Mercoledì 12 febbraio 2020
La lotta contro il tumore, il passato in giallorosso, l'esperienza in società come responsabile della Roma Femminile. Sebino Nela si racconta in una lunga intervist. Questo un estratto delle sue dichiarazioni:

La salute innanzi tutto.
«Con quello che ho passato, diciamo che sto bene. Devo fare un'altra operazione a breve. Più breve tempo possibile. Sarà la quarta. Non ce la faccio più...».

Che operazione?
«Ho il retto addominale aperto, le viscere spingono, mi esce sempre questo bozzo non bellissimo da vedere. Devo fare pulizia di un po' di schifezza e mettere una rete di protezione. Dopo di che, continuerò i miei controlli ogni sei mesi».

L'umore?
«Va e viene. Leggere o sentire ogni volta di persone che conosco che se ne vanno da un giorno all'altro mi spegne un poco».

Vialli e Mihajlovic dopo di te, il tuo stesso male.
«Mi ha turbato molto saperlo. A Sinisa mando messaggi attraverso il nostro amico comune Vincenzo Cantatore. Con Gianluca eravamo in camera insieme al mondiale di Messico '86. L'ho incontrato poche settimane fa, a Roma-Juventus. Ci siamo abbracciati. "Guarda che non si molla un cazzo", gli ho detto. "Nemmeno di un millimetro".

La tua guerra.
«Due anni e mezzo di chemio non sono uno scherzo. Ti guarisce una cosa e te ne peggiora un'altra.

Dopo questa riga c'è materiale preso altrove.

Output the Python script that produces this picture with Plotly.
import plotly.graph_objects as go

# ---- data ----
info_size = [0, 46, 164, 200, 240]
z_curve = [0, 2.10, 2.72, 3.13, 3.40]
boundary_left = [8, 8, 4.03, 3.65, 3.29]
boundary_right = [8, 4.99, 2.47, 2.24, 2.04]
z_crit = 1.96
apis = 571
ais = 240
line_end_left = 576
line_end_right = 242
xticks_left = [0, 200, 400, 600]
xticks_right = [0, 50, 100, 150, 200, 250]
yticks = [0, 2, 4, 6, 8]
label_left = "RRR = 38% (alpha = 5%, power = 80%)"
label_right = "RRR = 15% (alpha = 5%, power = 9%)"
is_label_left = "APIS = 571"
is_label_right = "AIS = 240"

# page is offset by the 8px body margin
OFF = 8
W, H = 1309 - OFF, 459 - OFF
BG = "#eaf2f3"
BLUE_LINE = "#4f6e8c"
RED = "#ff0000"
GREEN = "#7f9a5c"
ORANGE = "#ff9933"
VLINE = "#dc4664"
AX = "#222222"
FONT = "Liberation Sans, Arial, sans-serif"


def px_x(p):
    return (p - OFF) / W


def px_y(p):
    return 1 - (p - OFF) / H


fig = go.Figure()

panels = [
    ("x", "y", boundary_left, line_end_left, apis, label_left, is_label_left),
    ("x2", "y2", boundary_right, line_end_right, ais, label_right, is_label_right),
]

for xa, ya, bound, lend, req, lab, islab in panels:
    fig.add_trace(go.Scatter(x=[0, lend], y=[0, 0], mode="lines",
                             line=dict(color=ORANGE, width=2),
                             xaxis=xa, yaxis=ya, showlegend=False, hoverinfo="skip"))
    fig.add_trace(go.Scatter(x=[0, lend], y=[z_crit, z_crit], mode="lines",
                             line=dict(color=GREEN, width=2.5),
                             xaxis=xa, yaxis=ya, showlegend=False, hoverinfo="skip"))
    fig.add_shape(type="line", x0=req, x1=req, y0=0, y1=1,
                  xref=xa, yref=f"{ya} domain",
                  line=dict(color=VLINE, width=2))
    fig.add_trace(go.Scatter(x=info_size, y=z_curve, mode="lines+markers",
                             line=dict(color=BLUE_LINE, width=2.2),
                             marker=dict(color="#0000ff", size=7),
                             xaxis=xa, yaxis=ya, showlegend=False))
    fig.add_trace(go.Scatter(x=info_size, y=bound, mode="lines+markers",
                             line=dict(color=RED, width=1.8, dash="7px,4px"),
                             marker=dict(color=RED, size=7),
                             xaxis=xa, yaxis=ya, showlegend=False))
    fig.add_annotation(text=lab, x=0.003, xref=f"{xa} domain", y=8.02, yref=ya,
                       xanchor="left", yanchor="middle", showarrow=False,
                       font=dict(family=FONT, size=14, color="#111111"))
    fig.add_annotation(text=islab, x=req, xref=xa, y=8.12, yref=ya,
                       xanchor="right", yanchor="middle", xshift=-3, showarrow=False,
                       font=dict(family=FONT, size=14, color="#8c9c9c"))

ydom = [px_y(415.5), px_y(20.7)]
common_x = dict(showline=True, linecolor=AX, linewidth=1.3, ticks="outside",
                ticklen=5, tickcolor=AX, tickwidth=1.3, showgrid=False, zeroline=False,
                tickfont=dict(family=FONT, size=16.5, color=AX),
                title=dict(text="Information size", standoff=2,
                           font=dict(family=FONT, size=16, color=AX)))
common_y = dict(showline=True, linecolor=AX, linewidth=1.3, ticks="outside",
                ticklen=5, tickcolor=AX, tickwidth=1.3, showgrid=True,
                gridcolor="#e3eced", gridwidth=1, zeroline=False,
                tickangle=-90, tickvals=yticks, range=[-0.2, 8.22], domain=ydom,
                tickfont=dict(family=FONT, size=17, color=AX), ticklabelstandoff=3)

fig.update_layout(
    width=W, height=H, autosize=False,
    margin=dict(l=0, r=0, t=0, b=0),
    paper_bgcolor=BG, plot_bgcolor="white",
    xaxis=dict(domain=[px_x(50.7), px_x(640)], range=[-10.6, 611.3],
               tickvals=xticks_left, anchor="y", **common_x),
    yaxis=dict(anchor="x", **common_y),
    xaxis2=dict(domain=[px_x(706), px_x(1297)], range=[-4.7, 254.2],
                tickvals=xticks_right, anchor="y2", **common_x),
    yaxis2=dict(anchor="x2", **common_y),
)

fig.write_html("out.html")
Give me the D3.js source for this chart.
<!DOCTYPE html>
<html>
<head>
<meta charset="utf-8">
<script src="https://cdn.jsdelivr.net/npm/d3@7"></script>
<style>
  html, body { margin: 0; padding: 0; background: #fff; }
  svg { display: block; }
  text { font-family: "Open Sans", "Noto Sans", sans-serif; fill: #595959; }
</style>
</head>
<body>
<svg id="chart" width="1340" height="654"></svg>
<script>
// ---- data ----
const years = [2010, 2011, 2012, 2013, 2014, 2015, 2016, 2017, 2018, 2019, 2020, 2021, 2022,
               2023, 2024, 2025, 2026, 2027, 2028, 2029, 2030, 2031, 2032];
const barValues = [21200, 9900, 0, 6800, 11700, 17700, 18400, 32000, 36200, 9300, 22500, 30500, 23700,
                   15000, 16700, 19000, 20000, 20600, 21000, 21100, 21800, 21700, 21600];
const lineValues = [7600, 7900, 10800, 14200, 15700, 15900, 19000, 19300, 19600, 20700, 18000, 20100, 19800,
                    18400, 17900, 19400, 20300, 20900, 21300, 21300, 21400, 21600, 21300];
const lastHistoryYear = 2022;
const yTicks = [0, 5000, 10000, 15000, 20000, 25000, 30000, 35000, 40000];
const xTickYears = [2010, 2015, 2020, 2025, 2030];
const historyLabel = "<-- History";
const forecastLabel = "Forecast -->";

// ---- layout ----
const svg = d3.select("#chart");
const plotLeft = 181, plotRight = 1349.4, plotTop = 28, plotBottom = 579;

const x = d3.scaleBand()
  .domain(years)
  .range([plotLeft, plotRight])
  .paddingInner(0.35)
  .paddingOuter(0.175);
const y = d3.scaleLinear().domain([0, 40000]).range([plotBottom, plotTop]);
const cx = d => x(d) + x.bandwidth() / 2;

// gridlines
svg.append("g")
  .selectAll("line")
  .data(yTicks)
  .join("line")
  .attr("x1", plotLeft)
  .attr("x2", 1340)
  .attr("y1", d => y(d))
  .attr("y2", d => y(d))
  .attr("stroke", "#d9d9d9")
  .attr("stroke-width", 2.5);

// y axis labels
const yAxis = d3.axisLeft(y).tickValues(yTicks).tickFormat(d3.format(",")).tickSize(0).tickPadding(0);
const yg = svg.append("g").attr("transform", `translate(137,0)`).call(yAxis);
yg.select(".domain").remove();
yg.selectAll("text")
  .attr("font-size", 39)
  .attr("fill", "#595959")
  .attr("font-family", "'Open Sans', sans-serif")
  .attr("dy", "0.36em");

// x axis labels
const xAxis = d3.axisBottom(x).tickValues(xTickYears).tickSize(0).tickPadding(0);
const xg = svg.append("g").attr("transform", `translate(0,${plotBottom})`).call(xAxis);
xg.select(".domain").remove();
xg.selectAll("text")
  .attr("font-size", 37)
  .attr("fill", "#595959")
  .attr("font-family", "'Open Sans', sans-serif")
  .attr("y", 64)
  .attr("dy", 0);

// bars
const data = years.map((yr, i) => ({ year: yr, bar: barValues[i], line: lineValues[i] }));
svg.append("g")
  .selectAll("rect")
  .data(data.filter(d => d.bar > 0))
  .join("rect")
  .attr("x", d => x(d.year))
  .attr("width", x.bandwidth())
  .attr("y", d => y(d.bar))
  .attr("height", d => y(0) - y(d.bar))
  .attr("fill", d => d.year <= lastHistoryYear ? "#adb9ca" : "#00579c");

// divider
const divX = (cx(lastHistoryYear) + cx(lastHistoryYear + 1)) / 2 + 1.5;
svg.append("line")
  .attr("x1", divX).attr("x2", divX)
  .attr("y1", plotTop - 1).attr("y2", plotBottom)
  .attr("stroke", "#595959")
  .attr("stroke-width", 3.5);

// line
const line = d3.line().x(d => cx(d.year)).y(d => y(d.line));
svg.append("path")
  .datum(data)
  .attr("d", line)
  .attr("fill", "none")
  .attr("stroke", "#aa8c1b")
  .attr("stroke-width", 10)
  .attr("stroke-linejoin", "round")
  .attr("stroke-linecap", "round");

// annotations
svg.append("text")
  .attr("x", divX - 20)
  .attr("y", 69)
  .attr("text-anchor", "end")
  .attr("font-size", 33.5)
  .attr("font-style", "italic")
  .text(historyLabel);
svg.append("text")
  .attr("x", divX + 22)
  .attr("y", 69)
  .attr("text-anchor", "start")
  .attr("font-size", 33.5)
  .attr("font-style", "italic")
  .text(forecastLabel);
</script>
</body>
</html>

Ho avuto degli attacchi ischemici. Ma la pressione è a posto, prendo tre pasticche al giorno e faccio la mia vita normalissima».

Il tumore sembra cosa lontana...
«La cosa brutta di questo male è che gioisci, dici ho vinto, e poi scopri che a distanza di sei, sette, otto anni ritorna. Il cancro quando arriva non ti lascia più. Torna come realtà o come minaccia. Sta sempre lì».

Hai visto la morte in faccia.
«Ho metabolizzato questa cosa. Non so quante volte mi sono ritrovato di notte a piangere nel letto. Ci ho pensato un miliardo di volte. E sai che ti dico, se domani dovesse succedere, ‘sti cazzi...».

Come ci arrivi a questa conclusione?
«Ti parte un film di tutto quello che hai fatto, il bene e il male. Alla fine, sono soddisfatto della persona che sono. Non ho rimpianti, posso morire anche domani».